§ Goal of the exercise
From the first line of the data below through the line holding "const yTitle = 'letni", output each line exactly and leave the pictures out.

++++ Collected data

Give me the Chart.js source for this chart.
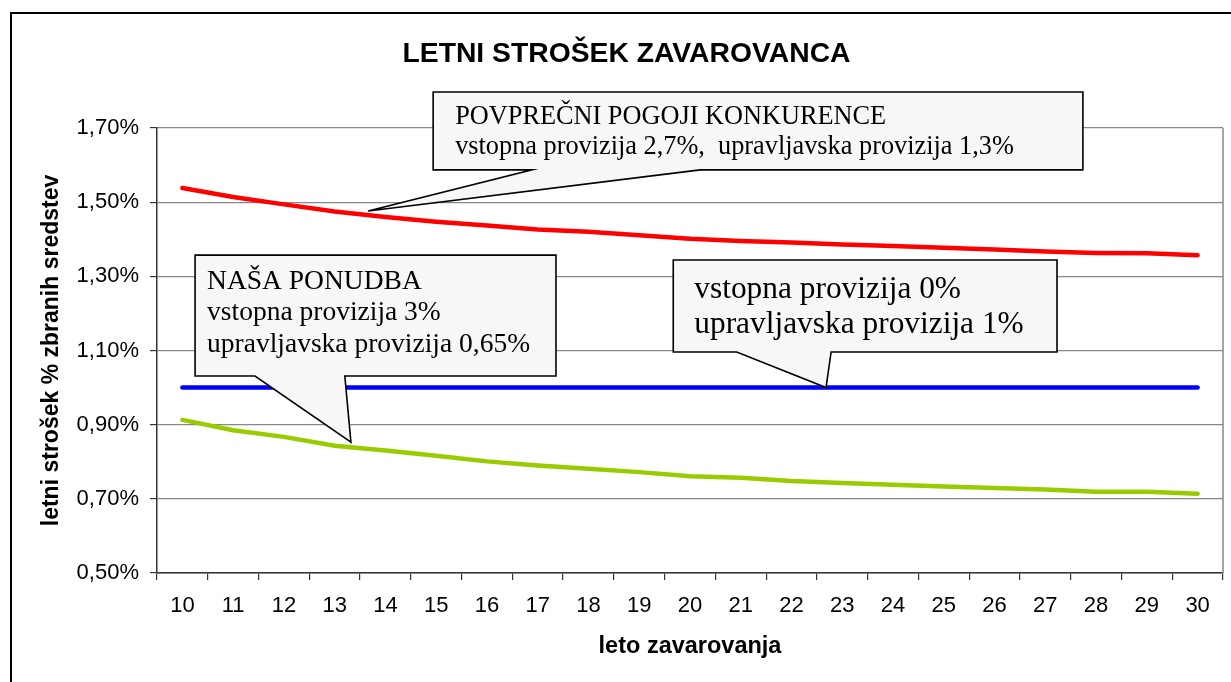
<!DOCTYPE html>
<html><head><meta charset="utf-8">
<script src="https://cdn.jsdelivr.net/npm/chart.js@4/dist/chart.umd.min.js"></script>
<style>html,body{margin:0;padding:0;background:#fff;overflow:hidden}canvas{display:block}</style>
</head><body>
<canvas id="c" width="1231" height="682"></canvas>
<script>
// ---- data ----
const years = ['10','11','12','13','14','15','16','17','18','19','20','21','22','23','24','25','26','27','28','29','30'];
const konkurenca = [1.538,1.514,1.494,1.475,1.460,1.447,1.437,1.426,1.420,1.411,1.401,1.395,1.391,1.386,1.382,1.377,1.372,1.367,1.363,1.362,1.357];
const brezVstopne = [1.00,1.00,1.00,1.00,1.00,1.00,1.00,1.00,1.00,1.00,1.00,1.00,1.00,1.00,1.00,1.00,1.00,1.00,1.00,1.00,1.00];
const nasaPonudba = [0.913,0.885,0.867,0.843,0.830,0.816,0.801,0.790,0.781,0.772,0.761,0.757,0.748,0.743,0.738,0.733,0.729,0.725,0.719,0.719,0.714];
const yMin = 0.5, yMax = 1.7, yStep = 0.2;
const chartTitle = 'LETNI STROŠEK ZAVAROVANCA';
const xTitle = 'leto zavarovanja';
const yTitle = 'letni strošek % zbranih sredstev';

// callouts: tip & box in data units (x = category index, y = value)
const callouts = [
  { lines: ['POVPREČNI POGOJI KONKURENCE', 'vstopna provizija 2,7%,  upravljavska provizija 1,3%'],
    box: { x0: 4.94, x1: 17.74, y0: 1.797, y1: 1.587 }, base: [6.89, 10.20], tip: { x: 3.66, y: 1.476 },
    font: 26.3, padX: 22, lineY: [25, 55] },
  { lines: ['NAŠA PONUDBA', 'vstopna provizija 3%', 'upravljavska provizija 0,65%'],
    box: { x0: 0.25, x1: 7.36, y0: 1.357, y1: 1.031 }, base: [1.43, 3.20], tip: { x: 3.32, y: 0.853 },
    font: 27.5, padX: 12, lineY: [27, 58, 90] },
  { lines: ['vstopna provizija 0%', 'upravljavska provizija 1%'],
    box: { x0: 9.67, x1: 17.23, y0: 1.344, y1: 1.096 }, base: [10.92, 12.78], tip: { x: 12.68, y: 1.00 },
    font: 31.4, padX: 21, lineY: [30, 65] }
];

const framePlugin = {
  id: 'frame',
  beforeDraw(chart) {
    const ctx = chart.ctx;
    ctx.save();
    ctx.fillStyle = '#fff';
    ctx.fillRect(0, 0, chart.width, chart.height);
    ctx.strokeStyle = '#000';
    ctx.lineWidth = 2;
    ctx.strokeRect(11, 13, chart.width + 20, chart.height + 20);
    ctx.restore();
  },
  beforeDatasetsDraw(chart) {
    const { ctx, chartArea: a } = chart;
    ctx.save();
    ctx.strokeStyle = '#888';
    ctx.lineWidth = 1.5;
    ctx.beginPath();
    ctx.moveTo(a.right, a.top);
    ctx.lineTo(a.right, a.bottom);
    ctx.stroke();
    ctx.restore();
  }
};

const calloutPlugin = {
  id: 'callouts',
  afterDatasetsDraw(chart) {
    const ctx = chart.ctx, xs = chart.scales.x, ys = chart.scales.y;
    callouts.forEach(c => {
      const L = xs.getPixelForValue(c.box.x0), R = xs.getPixelForValue(c.box.x1);
      const T = ys.getPixelForValue(c.box.y0), B = ys.getPixelForValue(c.box.y1);
      const b1 = xs.getPixelForValue(c.base[0]), b2 = xs.getPixelForValue(c.base[1]);
      const tx = xs.getPixelForValue(c.tip.x), ty = ys.getPixelForValue(c.tip.y);
      ctx.save();
      ctx.beginPath();
      ctx.moveTo(L, T); ctx.lineTo(R, T); ctx.lineTo(R, B);
      ctx.lineTo(b2, B); ctx.lineTo(tx, ty); ctx.lineTo(b1, B);
      ctx.lineTo(L, B); ctx.closePath();
      ctx.fillStyle = '#f7f7f7';
      ctx.fill();
      ctx.lineWidth = 1.6;
      ctx.strokeStyle = '#000';
      ctx.lineJoin = 'miter';
      ctx.stroke();
      ctx.fillStyle = '#000';
      ctx.font = c.font + 'px "Liberation Serif", "Times New Roman", serif';
      ctx.textBaseline = 'middle';
      ctx.textAlign = 'left';
      c.lines.forEach((t, i) => ctx.fillText(t, L + c.padX, T + c.lineY[i]));
      ctx.restore();
    });
  }
};

const fmt = v => v.toFixed(2).replace('.', ',') + '%';
const sans = '"Liberation Sans", Arial, sans-serif';

new Chart(document.getElementById('c'), {
  type: 'line',
  data: {
    labels: years,
    datasets: [
      { label: 'konkurenca', data: konkurenca, borderColor: '#ff0000', borderWidth: 4.5, pointRadius: 0, tension: 0, borderCapStyle: 'round' },
      { label: 'brez vstopne', data: brezVstopne, borderColor: '#0000ff', borderWidth: 4.5, pointRadius: 0, tension: 0, borderCapStyle: 'round' },
      { label: 'naša ponudba', data: nasaPonudba, borderColor: '#99cc00', borderWidth: 4.5, pointRadius: 0, tension: 0, borderCapStyle: 'round' }
    ]
  },
  options: {
    responsive: false,
    animation: false,
    events: [],
    layout: { padding: { left: 30, right: 8, top: 0, bottom: 0 } },
    plugins: {
      legend: { display: false },
      tooltip: { enabled: false },
      title: {
        display: true, text: chartTitle, color: '#000',
        font: { family: sans, size: 28.3, weight: 'bold', lineHeight: 1.2 },
        padding: { top: 37, bottom: 57 }
      }
    },
    scales: {
      x: {
        type: 'category', offset: true,
        grid: { offset: true, drawOnChartArea: false, drawTicks: true, tickLength: 7, tickColor: '#333', lineWidth: 1.2 },
        border: { color: '#333', width: 1.5 },
        ticks: { color: '#000', padding: 13, maxRotation: 0, autoSkip: false,
                 font: { family: sans, size: 22, lineHeight: 1.2 } },
        title: { display: true, text: xTitle, color: '#000',
                 font: { family: sans, size: 23.5, weight: 'bold', lineHeight: 1.2 },
                 padding: { top: 0, bottom: 21 } },
        afterFit(s) { s.height = 109; }
      },
      y: {
        min: yMin, max: yMax,
        grid: { color: '#888', lineWidth: 1.2, tickLength: 7, tickColor: '#333' },
        border: { color: '#333', width: 1.5 },
        ticks: { stepSize: yStep, color: '#000', padding: 11, callback: v => fmt(v),
                 font: { family: sans, size: 22, lineHeight: 1.2 } },
        title: { display: true, text: yTitle, color: '#000',
                 font: { family: sans, size: 23, weight: 'bold', lineHeight: 1.2 },
                 padding: { top: 8, bottom: 0 } },
        afterFit(s) { s.width = 127; }
      }
    }
  },
  plugins: [framePlugin, calloutPlugin]
});
</script>
</body></html>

++++++++

§ Exercise answer
Give me the Chart.js source for this chart.
<!DOCTYPE html>
<html><head><meta charset="utf-8">
<script src="https://cdn.jsdelivr.net/npm/chart.js@4/dist/chart.umd.min.js"></script>
<style>html,body{margin:0;padding:0;background:#fff;overflow:hidden}canvas{display:block}</style>
</head><body>
<canvas id="c" width="1231" height="682"></canvas>
<script>
// ---- data ----
const years = ['10','11','12','13','14','15','16','17','18','19','20','21','22','23','24','25','26','27','28','29','30'];
const konkurenca = [1.538,1.514,1.494,1.475,1.460,1.447,1.437,1.426,1.420,1.411,1.401,1.395,1.391,1.386,1.382,1.377,1.372,1.367,1.363,1.362,1.357];
const brezVstopne = [1.00,1.00,1.00,1.00,1.00,1.00,1.00,1.00,1.00,1.00,1.00,1.00,1.00,1.00,1.00,1.00,1.00,1.00,1.00,1.00,1.00];
const nasaPonudba = [0.913,0.885,0.867,0.843,0.830,0.816,0.801,0.790,0.781,0.772,0.761,0.757,0.748,0.743,0.738,0.733,0.729,0.725,0.719,0.719,0.714];
const yMin = 0.5, yMax = 1.7, yStep = 0.2;
const chartTitle = 'LETNI STROŠEK ZAVAROVANCA';
const xTitle = 'leto zavarovanja';
const yTitle = 'letni strošek % zbranih sredstev';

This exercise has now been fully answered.